Not everyone is convinced that dissolving the joint venture is the right answer. Delta and Aeromexico, while disappointed, have not yet decided whether to challenge the order in court or through diplomatic channels. They argue that punishing private companies for government decisions sets a dangerous precedent, and that the real losers may be the consumers and workers who depend on robust, reliable air service across the border.
Meanwhile, Mexican officials remain firm in their stance. Sheinbaum continues to insist that operational decisions at Mexico City’s airports are guided by technical and safety considerations, not international politics. The government’s position is that the transfer to Felipe Angeles was necessary to address chronic congestion at Benito Juarez, and that any future changes should be based on sound technical criteria, not external pressure.
As for the broader market, the shakeup could open the door for other carriers to step in and capture market share. With Delta and Aeromexico no longer able to coordinate as closely, competitors like Viva and Volaris—already expanding in Mexico City—may find new opportunities to grow. Whether that leads to more choices and better prices for travelers remains to be seen.

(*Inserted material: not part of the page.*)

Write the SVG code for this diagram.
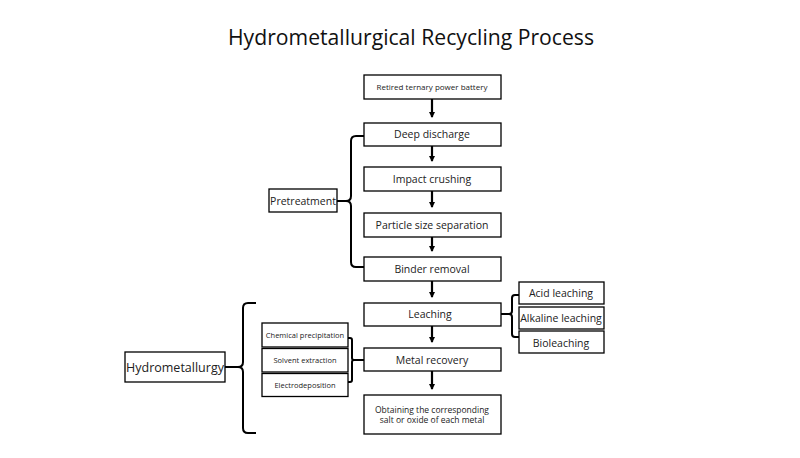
<svg xmlns="http://www.w3.org/2000/svg" width="800" height="458" viewBox="0 0 800 458">
<defs>
<marker id="ah" markerWidth="6" markerHeight="6" refX="5" refY="3" orient="auto" markerUnits="userSpaceOnUse">
<path d="M0,0 L6,3 L0,6 z" fill="#000"/>
</marker>
<style>
.box{fill:#fff;stroke:#000;stroke-width:1.3}
.t{font-family:"Open Sans","Noto Sans",sans-serif;fill:#222;text-anchor:middle}
.m{font-size:10.5px}
.s{font-size:7.5px}
.ln{fill:none;stroke:#000;stroke-width:2.2}
.br{fill:none;stroke:#000;stroke-width:2}
</style>
</defs>
<rect width="800" height="458" fill="#fff"/>
<text x="411" y="45" class="t" style="font-size:21px;fill:#111" textLength="366" lengthAdjust="spacingAndGlyphs">Hydrometallurgical Recycling Process</text>

<g id="n1"><rect class="box" x="364" y="75" width="137" height="24"/><text class="t" x="432" y="90" style="font-size:8px">Retired ternary power battery</text></g>
<g id="n2"><rect class="box" x="364" y="123" width="137" height="23"/><text class="t m" x="432" y="138">Deep discharge</text></g>
<g id="n3"><rect class="box" x="364" y="167" width="137" height="24"/><text class="t m" x="432" y="183">Impact crushing</text></g>
<g id="n4"><rect class="box" x="364" y="213" width="137" height="24"/><text class="t m" x="432" y="229">Particle size separation</text></g>
<g id="n5"><rect class="box" x="364" y="257" width="137" height="24"/><text class="t m" x="432" y="273">Binder removal</text></g>
<g id="n6"><rect class="box" x="364" y="303" width="137" height="23"/><text class="t m" x="430" y="318">Leaching</text></g>
<g id="n7"><rect class="box" x="364" y="348" width="137" height="23"/><text class="t m" x="432" y="364">Metal recovery</text></g>
<g id="n8"><rect class="box" x="364" y="395" width="137" height="39"/><text class="t" style="font-size:8.5px" x="432" y="413">Obtaining the corresponding</text><text class="t" style="font-size:8.5px" x="432" y="423">salt or oxide of each metal</text></g>

<g id="pre"><rect class="box" x="269" y="189" width="68" height="23"/><text class="t m" x="303" y="205">Pretreatment</text></g>
<g id="hyd"><rect class="box" x="125" y="352" width="100" height="30"/><text class="t" style="font-size:12.5px" x="175" y="372">Hydrometallurgy</text></g>

<g id="acid"><rect class="box" x="519" y="282" width="85" height="22"/><text class="t m" x="561" y="297">Acid leaching</text></g>
<g id="alk"><rect class="box" x="519" y="307" width="85" height="22"/><text class="t m" x="561" y="322">Alkaline leaching</text></g>
<g id="bio"><rect class="box" x="519" y="331" width="85" height="22"/><text class="t m" x="561" y="347">Bioleaching</text></g>

<g id="chem"><rect class="box" x="262" y="323" width="86" height="24"/><text class="t s" x="305" y="338">Chemical precipitation</text></g>
<g id="solv"><rect class="box" x="262" y="348.5" width="86" height="23.5"/><text class="t s" x="305" y="363">Solvent extraction</text></g>
<g id="elec"><rect class="box" x="262" y="373.5" width="86" height="23"/><text class="t s" x="305" y="388">Electrodeposition</text></g>

<g id="connectors">
<line class="ln" x1="432" y1="99" x2="432" y2="117" marker-end="url(#ah)"/>
<line class="ln" x1="432" y1="146" x2="432" y2="161" marker-end="url(#ah)"/>
<line class="ln" x1="432" y1="191" x2="432" y2="207" marker-end="url(#ah)"/>
<line class="ln" x1="432" y1="237" x2="432" y2="251" marker-end="url(#ah)"/>
<line class="ln" x1="432" y1="281" x2="432" y2="297" marker-end="url(#ah)"/>
<line class="ln" x1="432" y1="326" x2="432" y2="342" marker-end="url(#ah)"/>
<line class="ln" x1="432" y1="371" x2="432" y2="389" marker-end="url(#ah)"/>

<path class="br" d="M364,136 L356,136 Q351,136 351,141 L351,196 Q351,201 346,201 Q351,201 351,206 L351,262 Q351,267 356,267 L364,267"/>
<line class="br" x1="337" y1="201" x2="346" y2="201"/>

<path class="br" d="M519,295 L515,295 Q512,295 512,298 L512,311 Q512,314 509,314 Q512,314 512,317 L512,334 Q512,337 515,337 L519,337"/>
<line class="br" x1="501" y1="314" x2="509" y2="314"/>

<path class="br" d="M256,303 L248,303 Q243,303 243,308 L243,362 Q243,367 238,367 Q243,367 243,372 L243,428 Q243,433 248,433 L256,433"/>
<line class="br" x1="225" y1="367" x2="238" y2="367"/>

<path class="br" d="M348,338 L350,338 Q352,338 352,340 L352,358 Q352,360 354,360 Q352,360 352,362 L352,380 Q352,382 350,382 L348,382"/>
<line class="br" x1="354" y1="360" x2="364" y2="360"/>
</g>
</svg>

For now, the clock is ticking. The Department of Transportation’s order will become effective in January 2026, giving Delta, Aeromexico, and their customers a few more months of business as usual. After that, the skies between the U.S. and Mexico could look very different—less coordinated, perhaps, but also more contested. One thing’s for sure: in the world of international aviation, even a technical decision can have far-reaching consequences.
With both sides holding firm and the future of cross-border travel hanging in the balance, all eyes will be on what happens next—both in the air and at the negotiating table.